▶ [Exercise task]: Open with the line that has "Give me the"; close with the line that has "const yName = 'Vegetable". Retype those lines exactly, images excluded.

▶ [Records for processing]:

** Begin **

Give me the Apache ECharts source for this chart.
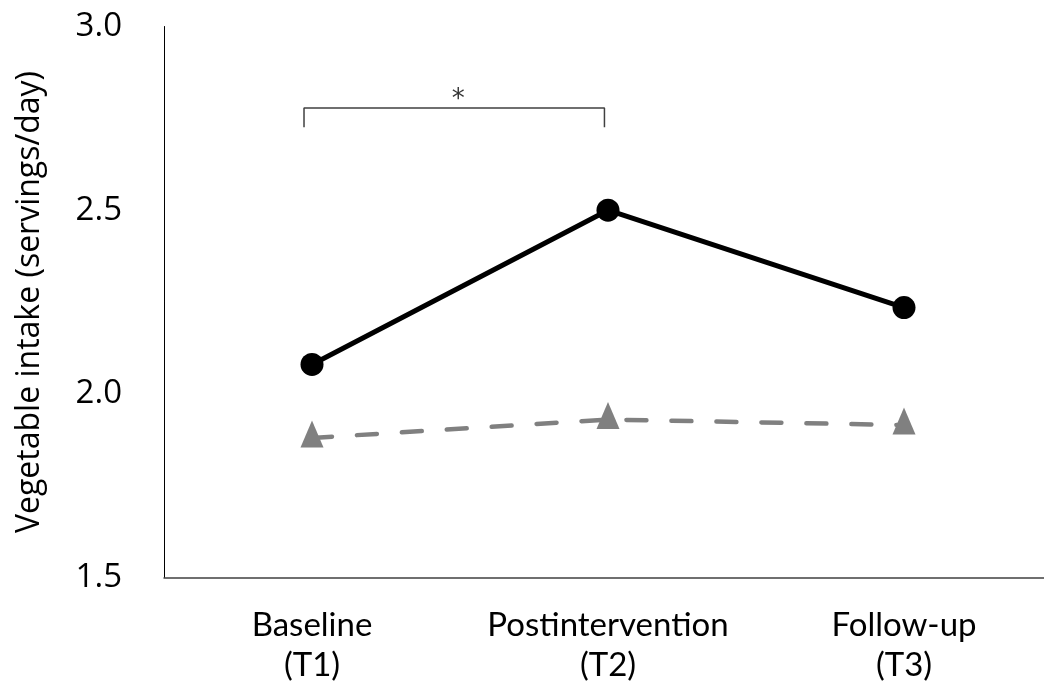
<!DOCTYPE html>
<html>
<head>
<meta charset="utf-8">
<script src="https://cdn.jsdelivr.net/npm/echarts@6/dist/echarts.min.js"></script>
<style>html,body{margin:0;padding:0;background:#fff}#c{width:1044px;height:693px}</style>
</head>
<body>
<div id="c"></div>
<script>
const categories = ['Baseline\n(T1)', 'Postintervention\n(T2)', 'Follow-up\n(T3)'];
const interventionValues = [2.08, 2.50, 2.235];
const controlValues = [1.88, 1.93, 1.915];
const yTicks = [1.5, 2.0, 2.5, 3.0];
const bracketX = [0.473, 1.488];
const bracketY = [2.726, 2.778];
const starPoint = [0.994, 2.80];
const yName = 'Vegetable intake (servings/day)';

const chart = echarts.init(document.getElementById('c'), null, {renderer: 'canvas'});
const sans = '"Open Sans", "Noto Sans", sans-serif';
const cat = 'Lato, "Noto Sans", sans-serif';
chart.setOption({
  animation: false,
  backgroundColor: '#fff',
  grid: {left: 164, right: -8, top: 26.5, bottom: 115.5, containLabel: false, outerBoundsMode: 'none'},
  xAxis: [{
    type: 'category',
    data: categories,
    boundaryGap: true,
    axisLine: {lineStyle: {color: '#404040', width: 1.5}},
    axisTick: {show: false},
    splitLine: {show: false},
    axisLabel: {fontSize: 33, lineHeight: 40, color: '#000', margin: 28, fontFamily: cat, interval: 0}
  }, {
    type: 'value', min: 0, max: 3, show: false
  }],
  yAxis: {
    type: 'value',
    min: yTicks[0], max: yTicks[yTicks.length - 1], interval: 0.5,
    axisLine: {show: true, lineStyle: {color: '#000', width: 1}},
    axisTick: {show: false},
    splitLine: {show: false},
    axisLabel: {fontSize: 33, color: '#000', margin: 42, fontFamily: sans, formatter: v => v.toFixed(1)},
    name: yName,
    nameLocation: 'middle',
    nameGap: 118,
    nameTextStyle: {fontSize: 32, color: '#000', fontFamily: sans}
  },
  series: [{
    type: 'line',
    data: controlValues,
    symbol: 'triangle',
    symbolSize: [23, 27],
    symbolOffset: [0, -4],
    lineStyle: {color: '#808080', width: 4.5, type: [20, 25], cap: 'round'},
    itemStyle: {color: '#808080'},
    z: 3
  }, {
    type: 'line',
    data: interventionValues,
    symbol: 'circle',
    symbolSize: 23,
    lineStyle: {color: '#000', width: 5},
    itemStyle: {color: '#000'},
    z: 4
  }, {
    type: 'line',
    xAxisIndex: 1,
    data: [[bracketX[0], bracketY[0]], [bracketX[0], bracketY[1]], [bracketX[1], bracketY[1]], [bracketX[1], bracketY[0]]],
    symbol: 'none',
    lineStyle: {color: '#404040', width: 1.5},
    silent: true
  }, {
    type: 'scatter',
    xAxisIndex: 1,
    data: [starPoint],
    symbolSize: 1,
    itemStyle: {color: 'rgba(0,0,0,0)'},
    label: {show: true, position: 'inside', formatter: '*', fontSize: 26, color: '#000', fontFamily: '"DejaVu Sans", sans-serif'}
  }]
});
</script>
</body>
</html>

** End **
** Begin **

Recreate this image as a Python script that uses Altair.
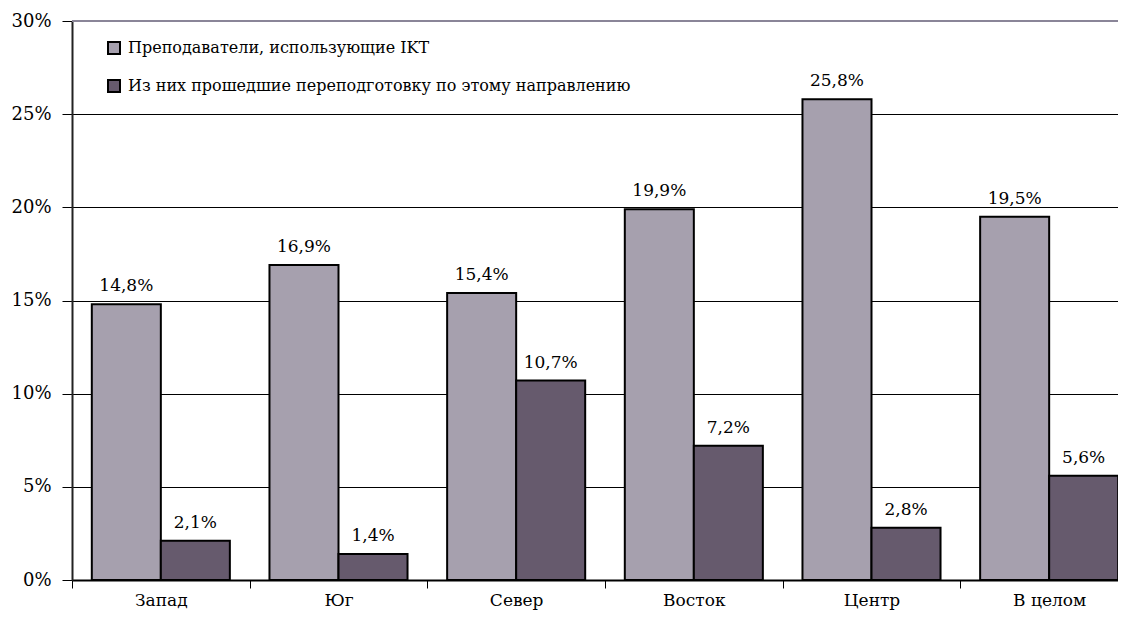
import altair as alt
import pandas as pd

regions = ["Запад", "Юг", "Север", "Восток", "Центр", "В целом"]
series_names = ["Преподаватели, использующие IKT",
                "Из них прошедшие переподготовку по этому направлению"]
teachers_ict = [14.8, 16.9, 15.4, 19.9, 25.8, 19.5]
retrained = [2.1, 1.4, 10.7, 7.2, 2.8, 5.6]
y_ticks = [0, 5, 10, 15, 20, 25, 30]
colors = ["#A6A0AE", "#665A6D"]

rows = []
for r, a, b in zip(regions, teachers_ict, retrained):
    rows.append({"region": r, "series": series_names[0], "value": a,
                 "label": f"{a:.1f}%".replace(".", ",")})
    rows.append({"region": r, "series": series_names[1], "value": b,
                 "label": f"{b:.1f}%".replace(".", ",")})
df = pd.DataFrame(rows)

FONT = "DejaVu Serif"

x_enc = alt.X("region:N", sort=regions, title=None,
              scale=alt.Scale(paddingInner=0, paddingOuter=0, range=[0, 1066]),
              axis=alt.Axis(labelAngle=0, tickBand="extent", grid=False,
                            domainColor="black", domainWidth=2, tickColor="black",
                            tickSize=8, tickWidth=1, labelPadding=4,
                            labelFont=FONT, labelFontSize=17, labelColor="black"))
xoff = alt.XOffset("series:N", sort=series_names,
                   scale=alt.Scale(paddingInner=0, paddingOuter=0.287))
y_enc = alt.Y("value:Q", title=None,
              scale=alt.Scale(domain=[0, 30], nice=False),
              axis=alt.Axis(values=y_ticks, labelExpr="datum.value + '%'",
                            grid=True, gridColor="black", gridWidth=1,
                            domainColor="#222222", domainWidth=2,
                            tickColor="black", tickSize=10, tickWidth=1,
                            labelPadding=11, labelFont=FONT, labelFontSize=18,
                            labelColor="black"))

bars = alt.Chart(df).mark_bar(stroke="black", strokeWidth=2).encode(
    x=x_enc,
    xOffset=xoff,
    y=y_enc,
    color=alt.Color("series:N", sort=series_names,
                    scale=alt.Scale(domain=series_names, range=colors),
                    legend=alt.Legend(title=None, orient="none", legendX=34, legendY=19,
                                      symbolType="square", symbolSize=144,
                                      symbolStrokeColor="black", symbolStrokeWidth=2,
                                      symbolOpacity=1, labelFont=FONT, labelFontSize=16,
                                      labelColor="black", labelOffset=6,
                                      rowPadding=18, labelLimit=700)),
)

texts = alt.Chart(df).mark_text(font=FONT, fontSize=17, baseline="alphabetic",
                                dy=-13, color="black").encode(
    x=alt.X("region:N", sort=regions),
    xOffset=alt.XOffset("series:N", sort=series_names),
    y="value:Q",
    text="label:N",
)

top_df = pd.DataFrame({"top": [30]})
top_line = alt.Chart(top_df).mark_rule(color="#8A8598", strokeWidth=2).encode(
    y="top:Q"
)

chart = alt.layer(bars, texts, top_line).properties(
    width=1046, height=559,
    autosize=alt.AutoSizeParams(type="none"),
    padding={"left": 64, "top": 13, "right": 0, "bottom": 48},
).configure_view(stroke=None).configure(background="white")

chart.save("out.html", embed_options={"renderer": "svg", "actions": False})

** End **

▶ [In response]:
Give me the Apache ECharts source for this chart.
<!DOCTYPE html>
<html>
<head>
<meta charset="utf-8">
<script src="https://cdn.jsdelivr.net/npm/echarts@6/dist/echarts.min.js"></script>
<style>html,body{margin:0;padding:0;background:#fff}#c{width:1044px;height:693px}</style>
</head>
<body>
<div id="c"></div>
<script>
const categories = ['Baseline\n(T1)', 'Postintervention\n(T2)', 'Follow-up\n(T3)'];
const interventionValues = [2.08, 2.50, 2.235];
const controlValues = [1.88, 1.93, 1.915];
const yTicks = [1.5, 2.0, 2.5, 3.0];
const bracketX = [0.473, 1.488];
const bracketY = [2.726, 2.778];
const starPoint = [0.994, 2.80];
const yName = 'Vegetable intake (servings/day)';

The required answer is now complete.